**Dataset section**
☆ ☆ ☆ ☆ ☆ ☆ ☆

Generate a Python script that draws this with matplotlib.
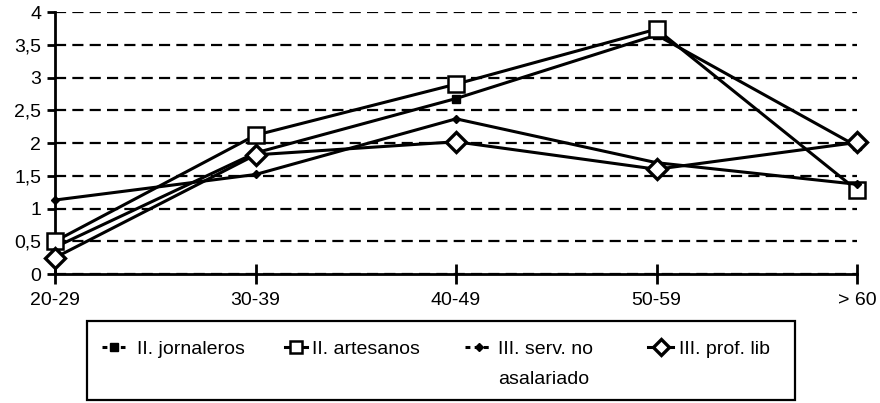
import numpy as np
import matplotlib.pyplot as plt
from matplotlib.lines import Line2D
from matplotlib.patches import Rectangle

# Age groups and mean values per occupational group
edades = ['20-29', '30-39', '40-49', '50-59', '> 60']
jornaleros = [0.41, 1.85, 2.68, 3.65, 1.95]
artesanos = [0.50, 2.12, 2.90, 3.74, 1.28]
serv_no_asal = [1.13, 1.52, 2.37, 1.70, 1.37]
prof_lib = [0.25, 1.82, 2.02, 1.60, 2.01]
etiquetas = ['II. jornaleros', 'II. artesanos', 'III. serv. no\nasalariado', 'III. prof. lib']

plt.rcParams['font.family'] = ['Liberation Sans', 'DejaVu Sans']
plt.rcParams['font.size'] = 14

fig = plt.figure(figsize=(8.8, 4.03), dpi=100)
ax = fig.add_axes([0.0625, 0.320, 0.9115, 0.650])

x = np.arange(len(edades))
lw = 2.2
estilos = [
    dict(marker='s', ms=6, mfc='black', mec='black'),
    dict(marker='s', ms=12, mfc='white', mec='black', mew=1.8),
    dict(marker='D', ms=4.5, mfc='black', mec='black'),
    dict(marker='D', ms=10, mfc='white', mec='black', mew=2.4),
]
series = [jornaleros, artesanos, serv_no_asal, prof_lib]
for y, st, lab in zip(series, estilos, etiquetas):
    ax.plot(x, y, color='black', lw=lw, clip_on=False, zorder=3, label=lab, **st)

ax.set_xlim(0, 4)
ax.set_ylim(0, 4)
ax.set_xticks(x)
ax.set_xticklabels(edades)
yt = np.arange(0, 4.01, 0.5)
ax.set_yticks(yt)
ax.set_yticklabels([('%g' % v).replace('.', ',') for v in yt])
ax.yaxis.grid(True, linestyle=(0, (5, 2.8)), color='black', lw=1.6)
ax.set_axisbelow(True)

for s in ['top', 'right']:
    ax.spines[s].set_visible(False)
ax.spines['left'].set_linewidth(2)
ax.spines['bottom'].set_linewidth(2)
ax.tick_params(axis='y', direction='out', length=6, width=2, pad=4)
ax.tick_params(axis='x', direction='inout', length=14, width=2, pad=6)

# legend drawn by hand so the wrapped label keeps its handle on the first line
W, H = 880.0, 403.0
fig.patches.append(Rectangle((87 / W, 1 - 400 / H), (795 - 87) / W, (400 - 321) / H,
                             transform=fig.transFigure, fill=False,
                             edgecolor='black', lw=1.6))
handle_x = [(102, 125, 137), (285, 307, 312), (465, 492, 498), (648, 673, 679)]
ley_ms = [5.5, 8.5, 4.5, 8.5]
ly = 1 - 347 / H
for (x0, x1, xt), st, lab, ms in zip(handle_x, estilos, etiquetas, ley_ms):
    ls = (0, (1.6, 1.4)) if st['mfc'] == 'black' else '-'
    fig.add_artist(Line2D([x0 / W, x1 / W], [ly, ly], transform=fig.transFigure,
                          color='black', lw=2.2, ls=ls))
    st2 = dict(st, ms=ms)
    fig.add_artist(Line2D([(x0 + x1) / 2 / W], [ly], transform=fig.transFigure,
                          color='black', **st2))
    fig.text(xt / W, ly, lab.split('\n')[0], ha='left', va='center_baseline')
    if '\n' in lab:
        fig.text(xt / W, ly - 30 / H, lab.split('\n')[1], ha='left', va='center_baseline')

fig.savefig('out.png', dpi=100)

☆ ☆ ☆ ☆ ☆ ☆ ☆

**Given instruction**
Copy nothing but the lines from the top of the data down to the line containing "length=14, width=2, pad=6)", and leave the pictures out.

**The result**
Generate a Python script that draws this with matplotlib.
import numpy as np
import matplotlib.pyplot as plt
from matplotlib.lines import Line2D
from matplotlib.patches import Rectangle

# Age groups and mean values per occupational group
edades = ['20-29', '30-39', '40-49', '50-59', '> 60']
jornaleros = [0.41, 1.85, 2.68, 3.65, 1.95]
artesanos = [0.50, 2.12, 2.90, 3.74, 1.28]
serv_no_asal = [1.13, 1.52, 2.37, 1.70, 1.37]
prof_lib = [0.25, 1.82, 2.02, 1.60, 2.01]
etiquetas = ['II. jornaleros', 'II. artesanos', 'III. serv. no\nasalariado', 'III. prof. lib']

plt.rcParams['font.family'] = ['Liberation Sans', 'DejaVu Sans']
plt.rcParams['font.size'] = 14

fig = plt.figure(figsize=(8.8, 4.03), dpi=100)
ax = fig.add_axes([0.0625, 0.320, 0.9115, 0.650])

x = np.arange(len(edades))
lw = 2.2
estilos = [
    dict(marker='s', ms=6, mfc='black', mec='black'),
    dict(marker='s', ms=12, mfc='white', mec='black', mew=1.8),
    dict(marker='D', ms=4.5, mfc='black', mec='black'),
    dict(marker='D', ms=10, mfc='white', mec='black', mew=2.4),
]
series = [jornaleros, artesanos, serv_no_asal, prof_lib]
for y, st, lab in zip(series, estilos, etiquetas):
    ax.plot(x, y, color='black', lw=lw, clip_on=False, zorder=3, label=lab, **st)

ax.set_xlim(0, 4)
ax.set_ylim(0, 4)
ax.set_xticks(x)
ax.set_xticklabels(edades)
yt = np.arange(0, 4.01, 0.5)
ax.set_yticks(yt)
ax.set_yticklabels([('%g' % v).replace('.', ',') for v in yt])
ax.yaxis.grid(True, linestyle=(0, (5, 2.8)), color='black', lw=1.6)
ax.set_axisbelow(True)

for s in ['top', 'right']:
    ax.spines[s].set_visible(False)
ax.spines['left'].set_linewidth(2)
ax.spines['bottom'].set_linewidth(2)
ax.tick_params(axis='y', direction='out', length=6, width=2, pad=4)
ax.tick_params(axis='x', direction='inout', length=14, width=2, pad=6)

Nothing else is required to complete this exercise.